That’s my perception at least.
I would bet that if you asked a sample of research-active academics if they could give up undergraduate teaching and focus on research, the vast majority would do so in a heartbeat. I think that most academics see undergraduate teaching as a chore that they could do without.
The problem is that very few academics are natural teachers that are truly passionate about what they do. That’s hardly surprising because you get to be an academic largely on the basis of research achievement. Having to teach is the price you pay for being able to continue your research career. And most academics love doing research.
Many academics will claim to enjoy teaching and perhaps they would in an ideal world where teaching loads were light and the fatigue hadn’t set in. But the reality is that many have very high teaching loads leading to an element of burnout. Teaching, especially lecturing, is an almost uniquely draining activity (although nowhere near as much as secondary or primary teaching) – the exposure, the need to ‘perform’, the repetitive nature of it, the increased demands for supporting materials.
On the contrary, research is an extremely enjoyable activity even if there is an increasing amount of ‘hassle’ involved. It is a privilege to able to engage in bit of personal creativity and to be able to contribute to the sum of human knowledge. There is just something inherently satisfying about trying to make sense of a new set of data or of the results of a simulation. Research is also a very ego-driven process. Academics are, by nature, pretty competitive, and research gives us the opportunity to show our academic prowess to our peers. Universities are quite judgmental places and the way people are most judged is on the basis of their research output.

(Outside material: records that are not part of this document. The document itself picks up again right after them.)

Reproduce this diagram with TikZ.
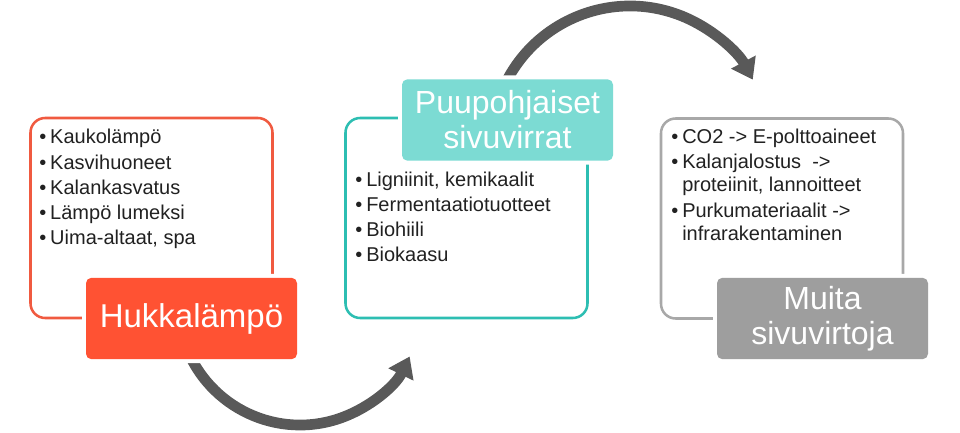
\documentclass[tikz,border=0pt]{standalone}
\usepackage{fontspec}
\setmainfont{Liberation Sans}
\usetikzlibrary{arrows.meta}
\definecolor{orangeL}{RGB}{255,82,51}
\definecolor{orangeO}{RGB}{240,90,64}
\definecolor{tealL}{RGB}{124,219,211}
\definecolor{tealO}{RGB}{45,190,178}
\definecolor{greyL}{RGB}{158,158,158}
\definecolor{greyO}{RGB}{168,168,168}
\definecolor{arrowC}{RGB}{89,89,89}
\definecolor{txt}{RGB}{33,33,33}
\newcommand\bul{\makebox[8.25pt][l]{•}}
\begin{document}
\begin{tikzpicture}[x=0.75pt,y=0.75pt,
  outline/.style={draw, line width=1.9pt, rounded corners=11pt, minimum width=181.5pt, minimum height=150pt, inner sep=0pt},
  lab/.style={text=white, rounded corners=4pt, inner sep=0pt, align=center, minimum width=158.25pt, minimum height=61pt, preaction={draw=white, line width=6pt}},
  blist/.style={inner sep=0pt, align=left, text=txt, anchor=base west, font=\fontsize{15}{18.94}\selectfont},
  bigarrow/.style={draw=arrowC, line width=8pt, -{Triangle[width=20pt,length=15pt]}}
]
\useasboundingbox (0,0) rectangle (960,432);
% outline boxes
\node[outline, draw=orangeO] (box1) at (151.5,214) {};
\node[outline, draw=tealO] (box2) at (466.5,214) {};
\node[outline, draw=greyO] (box3) at (782,213.5) {};
% arrows
\coordinate (ca) at (300,129);
\coordinate (cb) at (630,287);
\draw[bigarrow] ([shift={(200:122)}]ca) arc[start angle=200, end angle=334, radius=91.5pt];
\draw[bigarrow] ([shift={(155:139)}]cb) arc[start angle=155, end angle=28, radius=104.25pt];
% labels
\node[lab, fill=orangeL, font=\fontsize{24.75}{26.25}\selectfont] (hukka) at (191.5,113.5) {Hukkalämpö};
\node[lab, fill=tealL, font=\fontsize{24}{26.25}\selectfont] (puu) at (507.5,312) {Puupohjaiset\\sivuvirrat};
\node[lab, fill=greyL, font=\fontsize{24}{26.25}\selectfont] (muita) at (822.5,113.5) {Muita\\sivuvirtoja};
% bullet texts (anchor = baseline of last line)
\node[blist] (t1) at (39,187) {\bul Kaukolämpö\\ \bul Kasvihuoneet\\ \bul Kalankasvatus\\ \bul Lämpö lumeksi\\ \bul Uima-altaat, spa};
\node[blist] (t2) at (355,170) {\bul Ligniinit, kemikaalit\\ \bul Fermentaatiotuotteet\\ \bul Biohiili\\ \bul Biokaasu};
\node[blist, font=\fontsize{15}{17.25}\selectfont] (t3) at (671,191.5) {\bul CO2 -> E-polttoaineet\\[1.9pt] \bul Kalanjalostus~~->\\ \hspace*{8.25pt}proteiinit, lannoitteet\\[1.9pt] \bul Purkumateriaalit ->\\ \hspace*{8.25pt}infrarakentaminen};
\end{tikzpicture}
\end{document}
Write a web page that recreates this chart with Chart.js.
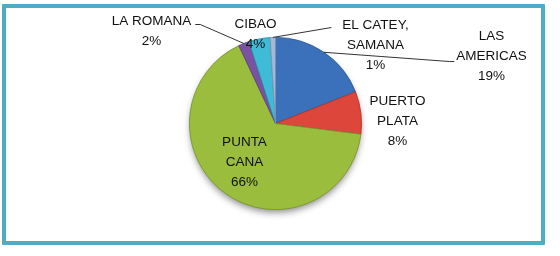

This preference for research pervades the entire academic system. It leads to a hierarchy of importance in the minds of managers and leads to staffing policies that in my view are simply unsustainable. Many of the senior managers in universities have a natural bias towards research achievement. The view seems to be that research performance is a much better marker of a person’s ‘management’ potential than is teaching. Perhaps it is; who really knows? So, in a time when universities are making ‘initiatives’ of all kinds, those with an excellent research track record are often dragged away to ‘head up’ all sorts of centres and institutes, not exactly ‘kicking and screaming’ in the process. And who can blame them really. There comes a time when people want new challenges and moving away from the teaching coal face is an entirely understandable and human response. The problem though is that the ‘secondment’ of such staff leaves large gaps behind, gaps that are not easily filled.
There are times when, I admit, I dread walking into a lecture. But it is often on those occasions that I am most upbeat afterwards. I suppose I realise after all of these years that no matter how much I might be dreading a lecture, there can be something curiously invigorating about lecturing or laboratory teaching. It is often on days when I am least expecting it that I leave a lecture in a state of mild elation. And so I largely keep the faith. But when I look into the future and see a third level system with decreasing core teaching staff, increasing teaching loads, increased student numbers and less time to indulge in a bit of research creativity, I just wonder what I would do if a new opportunity came my way. Would I happily ditch the teaching?